It has been nearly 5 months since My husband went to be with Jesus. I still awaken in tears and go to sleep in tears. I know the "normal" grieving process is from 6 months to 1 year, but each individual grieves in their own way and in their own time period. I have tried to give his things away, but each time I put something in a donation box I have a panic attack and cannot finish it. I did give my sons and grandsons some of his personal belongings I thought he would like them to have. We lived on social security so, we are not wealthy, but he had a few things to pass on.

Like many families, his siblings pretty much lived their own lives and rarely even called. My husband felt abandoned by his siblings, but very much loved the children and grandchildren. We married when the boys were teens, but he loved them as if they were his own children, and oh, did he adore the grandsons. Grief is hard for everyone; it very much takes a toll on everyone who loved the one who died. We find ourselves watching videos and looking at pictures and it is bittersweet. When Charlie was diagnosed with early onset Alzheimer's disease I started recording little videos of him being silly and making memories...for me mostly. I thought we had a few years left to do that, but COVID had other ideas. It has claimed so many and there are so many wondering what to do with their lives. I always told him I wouldn't know what to do without him and I do not; I am so lost. For the past 2 years, since his diagnosis, we spent nearly every waking hour together. I think that makes it more difficult to try and go on without him as we did pretty much everything together. He sang a song to me a few months before he became ill and it says "I see you in everything...all day". He had no idea how much that song would come to mean to me.

We agreed that when our time came we would be cremated and I thought carrying around a tiny urn with ashes would be morbid.
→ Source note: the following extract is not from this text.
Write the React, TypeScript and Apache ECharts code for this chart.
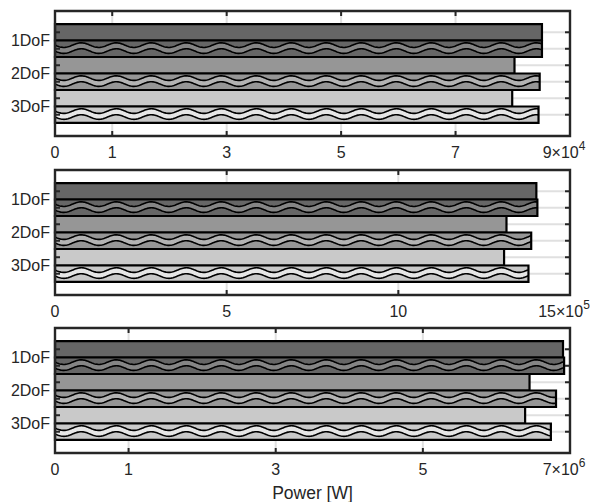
import React, { useEffect, useRef } from "react";
import * as echarts from "echarts";

// ---------- data ----------
const dofLabels = ["1DoF", "2DoF", "3DoF"];

// Panel 1 (W), axis ×10^4
const p1Plain = [85100, 80300, 79900];
const p1Wavy = [85100, 84700, 84500];
const p1Ticks = [0, 10000, 30000, 50000, 70000, 90000];
const p1Exp = 4;

// Panel 2 (W), axis ×10^5
const p2Plain = [1402000, 1315000, 1308000];
const p2Wavy = [1405000, 1387000, 1379000];
const p2Ticks = [0, 500000, 1000000, 1500000];
const p2Exp = 5;

// Panel 3 (W), axis ×10^6
const p3Plain = [6905000, 6450000, 6390000];
const p3Wavy = [6920000, 6810000, 6740000];
const p3Ticks = [0, 1000000, 3000000, 5000000, 7000000];
const p3Exp = 6;

const xAxisTitle = "Power [W]";

// ---------- style ----------
const barColors = ["#666666", "#969696", "#c9c9c9"];
const bandColors = ["#858585", "#b3b3b3", "#e6e6e6"];
const axisColor = "#262626";
const gridColor = "#e0e0e0";
const FONT = "'Liberation Sans', Arial, Helvetica, sans-serif";

const Y_MIN = -1.29;
const Y_MAX = 6.29;
const barSlots = [0, 1, 2, 3, 4, 5];
const labelSlots = [0.5, 2.5, 4.5];
const TICK_LEN = 5;

const panels = [
  { plain: p1Plain, wavy: p1Wavy, ticks: p1Ticks, exp: p1Exp, top: 11 },
  { plain: p2Plain, wavy: p2Wavy, ticks: p2Ticks, exp: p2Exp, top: 170 },
  { plain: p3Plain, wavy: p3Wavy, ticks: p3Ticks, exp: p3Exp, top: 328 },
];

function renderBar(params: any, api: any) {
  const v = api.value(0);
  const i = api.value(1);
  const wavy = api.value(2);
  const c = api.value(3);
  const a = api.coord([0, i - 0.5]);
  const b = api.coord([v, i + 0.5]);
  const x0 = a[0];
  const y0 = Math.min(a[1], b[1]);
  const w = b[0] - a[0];
  const h = Math.abs(b[1] - a[1]);
  const children: any[] = [
    { type: "rect", shape: { x: x0, y: y0, width: w, height: h }, style: { fill: barColors[c] } },
  ];
  if (wavy) {
    const amp = 2.3;
    const period = 35;
    const top: number[][] = [];
    const bot: number[][] = [];
    for (let x = x0; x <= x0 + w + 0.001; x += 1) {
      const s = amp * Math.sin((2 * Math.PI * (x - x0)) / period);
      top.push([x, y0 + h * 0.28 + s]);
      bot.push([x, y0 + h * 0.64 + s]);
    }
    children.push({
      type: "polygon",
      shape: { points: top.concat(bot.slice().reverse()) },
      style: { fill: bandColors[c] },
    });
    children.push({ type: "polyline", shape: { points: top }, style: { fill: "none", stroke: "#000", lineWidth: 1.6 } });
    children.push({ type: "polyline", shape: { points: bot }, style: { fill: "none", stroke: "#000", lineWidth: 1.6 } });
  }
  children.push({
    type: "rect",
    shape: { x: x0, y: y0, width: w, height: h },
    style: { fill: "none", stroke: "#000", lineWidth: 2.2 },
  });
  return { type: "group", children };
}

// light grid lines behind the bars
function renderGridLine(params: any, api: any) {
  const cs = params.coordSys;
  const kind = api.value(0);
  const val = api.value(1);
  if (kind === 0) {
    const x = api.coord([val, 0])[0];
    return { type: "line", shape: { x1: x, y1: cs.y, x2: x, y2: cs.y + cs.height }, style: { stroke: gridColor, lineWidth: 2 } };
  }
  const y = api.coord([0, val])[1];
  return { type: "line", shape: { x1: cs.x, y1: y, x2: cs.x + cs.width, y2: y }, style: { stroke: gridColor, lineWidth: 2 } };
}

// frame and inward tick marks on top of the bars
function renderFrame(params: any, api: any) {
  const cs = params.coordSys;
  const kind = api.value(0);
  const val = api.value(1);
  const st = { stroke: axisColor, lineWidth: 2 };
  if (kind === 0) {
    const x = api.coord([val, 0])[0];
    return {
      type: "group",
      children: [
        { type: "line", shape: { x1: x, y1: cs.y, x2: x, y2: cs.y + TICK_LEN }, style: st },
        { type: "line", shape: { x1: x, y1: cs.y + cs.height, x2: x, y2: cs.y + cs.height - TICK_LEN }, style: st },
      ],
    };
  }
  if (kind === 1) {
    const y = api.coord([0, val])[1];
    return {
      type: "group",
      children: [
        { type: "line", shape: { x1: cs.x, y1: y, x2: cs.x + TICK_LEN, y2: y }, style: st },
        { type: "line", shape: { x1: cs.x + cs.width, y1: y, x2: cs.x + cs.width - TICK_LEN, y2: y }, style: st },
      ],
    };
  }
  return {
    type: "rect",
    shape: { x: cs.x, y: cs.y, width: cs.width, height: cs.height },
    style: { fill: "none", stroke: axisColor, lineWidth: 2.4 },
  };
}

export default function App() {
  const ref = useRef<HTMLDivElement>(null);
  useEffect(() => {
    document.body.style.margin = "0";
    if (!ref.current) return;
    const chart = echarts.init(ref.current, null, { renderer: "svg" });

    const grids: any[] = [];
    const xAxes: any[] = [];
    const yAxes: any[] = [];
    const series: any[] = [];

    panels.forEach((p, k) => {
      const max = p.ticks[p.ticks.length - 1];
      const inner = p.ticks.filter((t) => t > 0 && t < max);
      const scale = Math.pow(10, p.exp);
      grids.push({
        left: 55,
        width: 515,
        top: p.top,
        height: 125,
        show: false,
        containLabel: false,
        outerBoundsMode: "none",
      });
      xAxes.push({
        gridIndex: k,
        type: "value",
        position: "bottom",
        min: 0,
        max,
        axisLine: { show: false },
        splitLine: { show: false },
        axisTick: { show: false },
        axisLabel: {
          customValues: p.ticks,
          color: axisColor,
          fontFamily: FONT,
          fontSize: 16,
          lineHeight: 24,
          margin: 4,
          hideOverlap: false,
          formatter: (val: number) => {
            const n = Math.round(val / scale);
            return val === max ? `${n}×10{sup|${p.exp}}` : `${n}`;
          },
          rich: {
            sup: {
              fontSize: 12,
              lineHeight: 12,
              verticalAlign: "top",
              fontFamily: FONT,
              color: axisColor,
              padding: [0, 12, 0, 0],
            },
          },
        },
      });
      yAxes.push({
        gridIndex: k,
        type: "value",
        inverse: true,
        position: "left",
        min: Y_MIN,
        max: Y_MAX,
        axisLine: { show: false },
        splitLine: { show: false },
        axisTick: { show: false },
        axisLabel: {
          customValues: labelSlots,
          color: axisColor,
          fontFamily: FONT,
          fontSize: 16,
          margin: 5,
          formatter: (val: number) => dofLabels[Math.round((val - 0.5) / 2)] ?? "",
        },
      });

      const gridData: number[][] = [];
      inner.forEach((t) => gridData.push([0, t]));
      barSlots.forEach((s) => gridData.push([1, s]));
      series.push({
        type: "custom",
        xAxisIndex: k,
        yAxisIndex: k,
        z: 1,
        silent: true,
        clip: false,
        renderItem: renderGridLine,
        dimensions: ["kind", "val"],
        encode: { x: -1, y: -1 },
        data: gridData,
      });

      const barData: number[][] = [];
      dofLabels.forEach((_, c) => {
        barData.push([p.plain[c], 2 * c, 0, c]);
        barData.push([p.wavy[c], 2 * c + 1, 1, c]);
      });
      series.push({
        type: "custom",
        xAxisIndex: k,
        yAxisIndex: k,
        z: 3,
        clip: false,
        renderItem: renderBar,
        dimensions: ["value", "slot", "wavy", "dof"],
        encode: { x: 0, y: 1 },
        data: barData,
      });

      const frameData: number[][] = [[2, 0]];
      inner.forEach((t) => frameData.push([0, t]));
      barSlots.forEach((s) => frameData.push([1, s]));
      series.push({
        type: "custom",
        xAxisIndex: k,
        yAxisIndex: k,
        z: 5,
        silent: true,
        clip: false,
        renderItem: renderFrame,
        dimensions: ["kind", "val"],
        encode: { x: -1, y: -1 },
        data: frameData,
      });
    });

    chart.setOption({
      animation: false,
      backgroundColor: "#ffffff",
      grid: grids,
      xAxis: xAxes,
      yAxis: yAxes,
      series,
      graphic: [
        {
          type: "text",
          x: 312.5,
          y: 493,
          style: {
            text: xAxisTitle,
            fontFamily: FONT,
            fontSize: 17.5,
            fill: axisColor,
            align: "center",
            verticalAlign: "middle",
          },
        },
      ],
    });
    return () => chart.dispose();
  }, []);
  return <div ref={ref} style={{ width: 597, height: 502 }} />;
}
Now I wish I had gotten it. We had planned to go to towns we hadn't been to before and maybe have lunch there, even though he had been there and simply didn't remember. I just learned to say okay, where would you like to go when we could. If I had the tiny urn I could go to those towns and "take him with me". I suppose this is God's way of opening my eyes to the way others grieve even if they know their loved ones are with Jesus. I always thought it silly to visit someone's grave because their spirit was no longer there, one way or the other. Now I find myself spending a lot of time at my husband's grave and "talking with him', much like others do. I change out the flowers, sit and talk to him, feel close to him there. Now I very much understand why loved ones visit graves. It is bittersweet, but it brings a certain amount of comfort as my husband was on a ventilator and mostly unresponsive for a month. I can still talk to him and feel like he still hears me. The thing I miss most is his voice. 

I know God, my Father, will get me through this as He promises to do that. Most days I have to ask Him to help me through the day or I just stay around the house in my pajamas. Even as a Christ follower it is so very difficult to get through the grief because we are human beings with real emotions. After spending half of your life with someone it is a major, life-altering experience and it takes a lot of God's love and grace to just get through the day.